NHS working hours must be addressed by employers, warns BMA

NHS employers were today urged to develop safe working rotas for doctors and encourage rest breaks during night shifts – or run the risk of endangering public safety.

A new British Medical Association (BMA) report, Shift-work, Rest and Sleep: Minimising the Risks, warns that medics who work irregular shift patterns are more prone to health risks and sleep deprivation, which could threaten patient safety.

The report, by the BMA’s Scottish Junior Doctors Committee (SJDC), claims that many junior doctors work a combination of shifts such as a week of nights followed by a week of late shifts with a day or two off in between.

Although this pattern would be compliant with the European Working Time Directive (WTD), the report argues such long periods of unsociable hours could have serious implications for the health and wellbeing of doctors and negatively affect patient care.

“It has become evident that poor rota design of working time regulations (WTR)-compliant shift patterns may also result in a shift structure predisposed to high-intensity work that may lead to fatigue and may carry unacceptable burdens of risk to doctors and patients,” the report says.

Recommendations include making shift lengths as short as practicable and encouraging doctors to rest during night shifts as much as possible.

Dr Gordon Lehany, chair of the SJDC, said: “It is important that as NHS boards try to become compliant with European WTR they also consider safe shift-working patterns. To do this effectively, junior doctors should be involved in drawing up rotas. It is essential that the problem associated with working irregular shift patterns are recognised and reduced.”

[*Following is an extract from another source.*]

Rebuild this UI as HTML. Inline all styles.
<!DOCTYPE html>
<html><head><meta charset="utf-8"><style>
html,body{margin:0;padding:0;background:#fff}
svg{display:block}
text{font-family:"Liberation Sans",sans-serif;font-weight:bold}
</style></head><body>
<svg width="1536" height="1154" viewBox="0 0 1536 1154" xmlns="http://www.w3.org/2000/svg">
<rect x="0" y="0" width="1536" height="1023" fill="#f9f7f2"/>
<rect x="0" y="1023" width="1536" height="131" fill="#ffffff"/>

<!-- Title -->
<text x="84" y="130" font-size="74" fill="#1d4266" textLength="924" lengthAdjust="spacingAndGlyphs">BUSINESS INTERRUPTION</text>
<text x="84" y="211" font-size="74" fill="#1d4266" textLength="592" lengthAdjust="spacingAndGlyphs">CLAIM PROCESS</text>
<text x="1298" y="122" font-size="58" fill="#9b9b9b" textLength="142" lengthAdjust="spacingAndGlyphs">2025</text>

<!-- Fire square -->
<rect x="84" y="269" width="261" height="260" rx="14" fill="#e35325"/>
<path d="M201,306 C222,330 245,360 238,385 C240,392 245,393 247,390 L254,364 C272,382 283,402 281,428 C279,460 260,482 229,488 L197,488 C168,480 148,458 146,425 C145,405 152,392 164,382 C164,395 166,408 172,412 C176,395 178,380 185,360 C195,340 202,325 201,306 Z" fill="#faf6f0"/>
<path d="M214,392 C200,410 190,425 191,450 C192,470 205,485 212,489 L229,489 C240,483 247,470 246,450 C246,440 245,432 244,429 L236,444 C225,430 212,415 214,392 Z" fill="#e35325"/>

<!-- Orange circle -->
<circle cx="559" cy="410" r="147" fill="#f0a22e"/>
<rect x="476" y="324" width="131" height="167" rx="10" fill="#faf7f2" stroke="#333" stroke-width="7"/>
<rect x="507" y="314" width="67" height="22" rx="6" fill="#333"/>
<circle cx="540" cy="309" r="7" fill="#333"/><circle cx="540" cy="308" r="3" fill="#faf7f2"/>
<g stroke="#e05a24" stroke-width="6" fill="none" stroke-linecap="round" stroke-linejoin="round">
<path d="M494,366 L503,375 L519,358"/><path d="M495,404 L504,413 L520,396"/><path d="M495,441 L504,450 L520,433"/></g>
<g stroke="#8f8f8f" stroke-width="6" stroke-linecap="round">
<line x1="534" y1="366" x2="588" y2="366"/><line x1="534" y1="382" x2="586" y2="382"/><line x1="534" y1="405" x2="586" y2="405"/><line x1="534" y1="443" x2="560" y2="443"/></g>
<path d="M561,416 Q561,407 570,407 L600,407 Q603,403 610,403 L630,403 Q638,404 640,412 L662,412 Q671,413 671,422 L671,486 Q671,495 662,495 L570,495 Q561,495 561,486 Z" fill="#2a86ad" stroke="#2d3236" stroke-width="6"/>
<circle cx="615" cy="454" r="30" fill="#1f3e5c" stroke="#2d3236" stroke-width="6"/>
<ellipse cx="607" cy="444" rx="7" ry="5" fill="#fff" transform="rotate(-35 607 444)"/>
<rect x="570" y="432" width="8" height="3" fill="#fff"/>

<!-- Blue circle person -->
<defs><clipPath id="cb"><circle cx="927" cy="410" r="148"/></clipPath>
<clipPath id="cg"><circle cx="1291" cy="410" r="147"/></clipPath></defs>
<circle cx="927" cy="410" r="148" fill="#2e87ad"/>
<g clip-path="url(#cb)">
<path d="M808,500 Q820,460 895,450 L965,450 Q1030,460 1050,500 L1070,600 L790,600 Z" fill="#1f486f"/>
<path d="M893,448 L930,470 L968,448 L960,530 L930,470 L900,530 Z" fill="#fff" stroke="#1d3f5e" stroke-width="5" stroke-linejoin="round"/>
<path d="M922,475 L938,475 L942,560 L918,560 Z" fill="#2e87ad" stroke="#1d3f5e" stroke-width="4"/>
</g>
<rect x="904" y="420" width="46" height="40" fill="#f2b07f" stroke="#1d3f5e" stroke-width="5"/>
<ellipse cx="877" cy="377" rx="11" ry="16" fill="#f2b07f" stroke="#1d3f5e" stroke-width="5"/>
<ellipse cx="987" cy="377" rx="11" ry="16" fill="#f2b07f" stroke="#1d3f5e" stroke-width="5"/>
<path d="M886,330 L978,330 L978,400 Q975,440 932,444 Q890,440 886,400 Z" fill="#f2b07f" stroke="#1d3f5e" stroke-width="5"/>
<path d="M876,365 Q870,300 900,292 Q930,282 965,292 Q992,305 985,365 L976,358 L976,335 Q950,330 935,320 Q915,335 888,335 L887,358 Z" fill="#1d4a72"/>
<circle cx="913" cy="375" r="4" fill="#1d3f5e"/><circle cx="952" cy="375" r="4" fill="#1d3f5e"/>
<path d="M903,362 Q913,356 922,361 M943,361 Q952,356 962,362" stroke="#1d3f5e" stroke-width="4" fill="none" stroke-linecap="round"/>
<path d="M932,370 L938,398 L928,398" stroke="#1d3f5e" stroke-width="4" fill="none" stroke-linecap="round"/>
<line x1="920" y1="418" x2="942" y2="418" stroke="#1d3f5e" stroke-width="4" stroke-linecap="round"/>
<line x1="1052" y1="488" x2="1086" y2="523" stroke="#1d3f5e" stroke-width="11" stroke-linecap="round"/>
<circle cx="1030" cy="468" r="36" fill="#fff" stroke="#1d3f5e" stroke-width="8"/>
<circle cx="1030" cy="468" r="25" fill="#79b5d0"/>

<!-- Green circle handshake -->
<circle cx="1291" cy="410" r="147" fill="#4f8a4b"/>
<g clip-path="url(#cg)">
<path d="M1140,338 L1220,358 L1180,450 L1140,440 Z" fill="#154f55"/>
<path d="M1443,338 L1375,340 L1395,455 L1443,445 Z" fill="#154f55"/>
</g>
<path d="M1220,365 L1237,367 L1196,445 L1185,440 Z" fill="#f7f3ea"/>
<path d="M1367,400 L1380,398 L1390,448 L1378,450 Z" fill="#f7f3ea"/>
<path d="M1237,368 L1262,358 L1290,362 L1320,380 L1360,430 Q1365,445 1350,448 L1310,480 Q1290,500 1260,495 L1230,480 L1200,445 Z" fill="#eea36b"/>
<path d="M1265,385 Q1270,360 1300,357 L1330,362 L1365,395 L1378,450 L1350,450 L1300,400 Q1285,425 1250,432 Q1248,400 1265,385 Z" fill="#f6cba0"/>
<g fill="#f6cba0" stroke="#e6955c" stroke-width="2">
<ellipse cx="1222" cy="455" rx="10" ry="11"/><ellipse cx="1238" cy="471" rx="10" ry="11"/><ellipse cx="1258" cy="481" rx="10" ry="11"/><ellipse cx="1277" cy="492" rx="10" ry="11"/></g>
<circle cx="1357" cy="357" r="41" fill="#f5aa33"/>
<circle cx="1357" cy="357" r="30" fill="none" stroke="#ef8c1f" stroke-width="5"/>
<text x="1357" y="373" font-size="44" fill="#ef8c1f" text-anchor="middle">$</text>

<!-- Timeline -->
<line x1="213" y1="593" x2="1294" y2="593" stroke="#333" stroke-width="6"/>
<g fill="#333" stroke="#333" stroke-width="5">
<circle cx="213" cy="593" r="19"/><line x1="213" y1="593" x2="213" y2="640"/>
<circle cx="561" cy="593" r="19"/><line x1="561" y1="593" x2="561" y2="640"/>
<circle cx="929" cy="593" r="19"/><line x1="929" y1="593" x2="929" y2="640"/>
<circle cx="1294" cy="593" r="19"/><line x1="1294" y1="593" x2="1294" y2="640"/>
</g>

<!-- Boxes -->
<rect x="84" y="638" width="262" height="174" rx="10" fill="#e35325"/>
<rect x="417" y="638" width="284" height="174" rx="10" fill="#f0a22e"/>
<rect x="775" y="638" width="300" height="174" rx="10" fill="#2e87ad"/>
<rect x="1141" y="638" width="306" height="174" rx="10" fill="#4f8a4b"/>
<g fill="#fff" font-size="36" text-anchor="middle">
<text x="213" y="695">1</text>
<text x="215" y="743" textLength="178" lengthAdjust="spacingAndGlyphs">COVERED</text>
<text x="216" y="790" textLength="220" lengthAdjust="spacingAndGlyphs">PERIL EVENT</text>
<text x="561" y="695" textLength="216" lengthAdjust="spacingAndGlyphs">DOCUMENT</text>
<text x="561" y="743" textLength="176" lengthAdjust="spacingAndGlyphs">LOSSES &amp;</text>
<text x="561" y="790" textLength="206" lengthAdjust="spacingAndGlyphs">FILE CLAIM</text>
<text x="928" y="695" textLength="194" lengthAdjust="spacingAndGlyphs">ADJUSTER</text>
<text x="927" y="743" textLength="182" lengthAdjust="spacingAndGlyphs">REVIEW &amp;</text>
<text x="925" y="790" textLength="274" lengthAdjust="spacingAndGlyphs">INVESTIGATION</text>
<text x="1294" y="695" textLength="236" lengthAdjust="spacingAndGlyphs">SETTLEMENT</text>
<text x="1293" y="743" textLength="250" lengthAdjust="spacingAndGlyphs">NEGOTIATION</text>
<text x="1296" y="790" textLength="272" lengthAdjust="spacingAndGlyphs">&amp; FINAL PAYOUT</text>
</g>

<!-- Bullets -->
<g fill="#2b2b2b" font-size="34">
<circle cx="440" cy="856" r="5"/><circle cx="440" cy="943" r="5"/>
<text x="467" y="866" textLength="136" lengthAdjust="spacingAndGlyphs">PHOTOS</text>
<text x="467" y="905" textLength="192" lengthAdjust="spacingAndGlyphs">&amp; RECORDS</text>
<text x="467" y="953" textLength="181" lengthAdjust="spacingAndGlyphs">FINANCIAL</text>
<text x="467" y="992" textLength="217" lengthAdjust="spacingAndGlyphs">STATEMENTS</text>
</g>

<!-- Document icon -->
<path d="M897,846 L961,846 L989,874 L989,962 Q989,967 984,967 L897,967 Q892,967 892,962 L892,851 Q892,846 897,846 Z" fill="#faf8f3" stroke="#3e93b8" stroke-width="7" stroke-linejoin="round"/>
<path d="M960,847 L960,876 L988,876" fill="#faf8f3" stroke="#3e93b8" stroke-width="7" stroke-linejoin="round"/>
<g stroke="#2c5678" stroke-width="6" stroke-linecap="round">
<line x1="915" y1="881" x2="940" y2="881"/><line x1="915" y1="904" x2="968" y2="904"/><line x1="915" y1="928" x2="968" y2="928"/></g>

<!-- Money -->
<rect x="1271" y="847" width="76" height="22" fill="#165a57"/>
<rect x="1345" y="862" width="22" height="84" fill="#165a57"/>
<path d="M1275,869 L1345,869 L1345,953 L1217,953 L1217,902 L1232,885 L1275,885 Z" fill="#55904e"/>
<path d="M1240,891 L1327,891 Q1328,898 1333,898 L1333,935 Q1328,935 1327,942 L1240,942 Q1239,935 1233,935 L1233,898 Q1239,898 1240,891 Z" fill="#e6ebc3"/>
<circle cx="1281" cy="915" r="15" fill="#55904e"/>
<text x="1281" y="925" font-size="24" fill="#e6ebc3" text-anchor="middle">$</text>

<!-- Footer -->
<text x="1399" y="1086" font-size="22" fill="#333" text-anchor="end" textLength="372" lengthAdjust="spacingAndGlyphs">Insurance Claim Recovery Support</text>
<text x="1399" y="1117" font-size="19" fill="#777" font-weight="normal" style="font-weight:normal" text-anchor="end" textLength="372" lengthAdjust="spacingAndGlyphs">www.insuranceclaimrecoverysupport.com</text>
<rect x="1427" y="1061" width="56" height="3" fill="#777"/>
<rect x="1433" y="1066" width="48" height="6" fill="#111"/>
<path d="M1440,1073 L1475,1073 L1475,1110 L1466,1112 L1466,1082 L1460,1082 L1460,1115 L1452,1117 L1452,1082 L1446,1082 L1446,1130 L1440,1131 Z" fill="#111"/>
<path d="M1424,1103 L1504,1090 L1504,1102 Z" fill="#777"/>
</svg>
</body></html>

But Bill McMillan, head of medical pay and workforce at NHS Employers, told Personnel Today that employers already work with doctors to ensure that shift work arrangements maximise patient care, patient and doctor safety and doctor training.

“This was reflected in our written evidence to the Temple Review looking into working hours and quality training in England, and we await detailed recommendations arising from that review,” he said. “NHS organisations have effectively implemented related working hour arrangements, such as the European Working Time Directive, and are able to make any adjustments necessary to ensure the safety of both patients and doctors.”

Last year Personnel Today reported how poor workforce planning by NHS HR functions had led to a rise in medical staff vacancies.